Oddly enough, Sa’ar does not deny that Gantz has an interest in his victory. If anything the former Likud minister is pushing the message that, unlike Netanyahu, Blue and White would have no problem inviting him to form a government. The only issue here is whether Likud members are willing to entertain the idea of having their political opponents call the shots with respect to the party’s internal affairs.

Sa’ar enjoys extraordinary media support, especially from journalists and media outlets not known as Likud enthusiasts. Likud members are aware of this, but Sa’ar still offers them something that Netanyahu has been struggling to deliver—the opportunity to stay in power.

As far as Netanyahu is concerned the primaries are unnecessary, but still he does not intend to leave anything to chance. If Zehut Party leader Moshe Feiglin secured 30 percent of the votes when he challenged Netanyahu for the Likud leadership back in 2007, Sa’ar will have no trouble doing better.
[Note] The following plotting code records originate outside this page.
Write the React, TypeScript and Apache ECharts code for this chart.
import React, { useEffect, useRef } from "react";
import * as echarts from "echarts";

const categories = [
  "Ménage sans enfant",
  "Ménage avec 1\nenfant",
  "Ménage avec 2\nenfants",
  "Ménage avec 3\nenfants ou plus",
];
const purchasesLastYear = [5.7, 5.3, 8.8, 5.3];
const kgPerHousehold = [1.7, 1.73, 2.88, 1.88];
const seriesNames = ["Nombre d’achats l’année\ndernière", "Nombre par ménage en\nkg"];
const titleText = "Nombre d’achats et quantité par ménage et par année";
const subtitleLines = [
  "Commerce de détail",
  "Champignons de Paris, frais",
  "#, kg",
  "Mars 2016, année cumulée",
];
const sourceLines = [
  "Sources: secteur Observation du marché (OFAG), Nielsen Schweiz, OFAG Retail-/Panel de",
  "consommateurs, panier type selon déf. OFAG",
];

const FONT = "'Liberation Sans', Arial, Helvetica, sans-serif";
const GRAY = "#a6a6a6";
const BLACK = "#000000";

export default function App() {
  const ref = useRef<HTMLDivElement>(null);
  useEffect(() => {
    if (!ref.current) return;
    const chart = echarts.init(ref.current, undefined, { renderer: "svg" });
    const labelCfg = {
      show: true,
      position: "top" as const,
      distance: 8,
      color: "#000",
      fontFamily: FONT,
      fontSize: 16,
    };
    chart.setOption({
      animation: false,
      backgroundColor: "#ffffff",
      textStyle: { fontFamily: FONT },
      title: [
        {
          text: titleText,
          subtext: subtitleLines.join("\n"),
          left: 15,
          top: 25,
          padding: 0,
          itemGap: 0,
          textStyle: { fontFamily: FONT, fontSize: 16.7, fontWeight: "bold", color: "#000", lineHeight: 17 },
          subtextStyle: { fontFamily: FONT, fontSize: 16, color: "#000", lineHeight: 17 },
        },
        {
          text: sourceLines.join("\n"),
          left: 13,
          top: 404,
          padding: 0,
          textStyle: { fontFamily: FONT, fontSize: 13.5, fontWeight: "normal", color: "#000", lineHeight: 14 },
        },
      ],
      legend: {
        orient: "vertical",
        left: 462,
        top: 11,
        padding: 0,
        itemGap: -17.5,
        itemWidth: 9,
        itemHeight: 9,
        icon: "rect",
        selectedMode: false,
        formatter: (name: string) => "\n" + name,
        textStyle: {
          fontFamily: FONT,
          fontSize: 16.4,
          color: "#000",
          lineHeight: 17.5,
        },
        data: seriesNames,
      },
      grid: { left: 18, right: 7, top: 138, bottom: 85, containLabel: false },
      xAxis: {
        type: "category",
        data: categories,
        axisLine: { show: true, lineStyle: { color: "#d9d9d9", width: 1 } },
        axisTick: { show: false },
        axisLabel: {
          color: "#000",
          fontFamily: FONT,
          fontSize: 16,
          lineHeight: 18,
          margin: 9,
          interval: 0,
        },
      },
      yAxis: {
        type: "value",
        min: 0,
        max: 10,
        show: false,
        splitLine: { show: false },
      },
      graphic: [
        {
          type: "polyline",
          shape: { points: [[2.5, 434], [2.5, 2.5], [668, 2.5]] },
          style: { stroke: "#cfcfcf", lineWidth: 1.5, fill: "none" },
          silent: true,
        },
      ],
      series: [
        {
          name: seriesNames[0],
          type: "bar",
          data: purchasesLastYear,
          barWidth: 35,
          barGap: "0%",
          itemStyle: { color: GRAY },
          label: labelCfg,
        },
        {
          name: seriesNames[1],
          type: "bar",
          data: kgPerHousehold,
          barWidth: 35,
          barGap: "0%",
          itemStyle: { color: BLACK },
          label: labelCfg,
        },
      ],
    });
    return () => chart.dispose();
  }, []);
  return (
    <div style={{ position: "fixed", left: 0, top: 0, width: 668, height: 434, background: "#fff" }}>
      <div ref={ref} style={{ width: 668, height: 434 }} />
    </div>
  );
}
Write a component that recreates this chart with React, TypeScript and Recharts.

Numbers have meaning, and some internal polls predict Sa’ar could win 40 percent of Likud members’ votes. That is no trivial matter, and Netanyahu will do everything in his power to prevent his would-be successor from garnering such extensive support.

The Likud primaries are just the first step for Netanyahu. The latest survey, and others commissioned by other media outlets since the 2020 elections were called last week, are much more than a wake-up call for the prime minister—they’re a slap in the face. If he does not wake up and get it together, the right will lose the elections.

Netanyahu needs to reinvent himself, but doing so may not be as simple as it once was. He has been Israel’s leader for a decade and the public knows him through and through. Campaigners, however talented, seeking to take such a familiar “product” and make it look innovative enough to capture the attention of new voters, let alone convince those who vote for other parties to opt for Likud this time, have their work cut out for them.

This will be a very difficult task—but it can be achieved.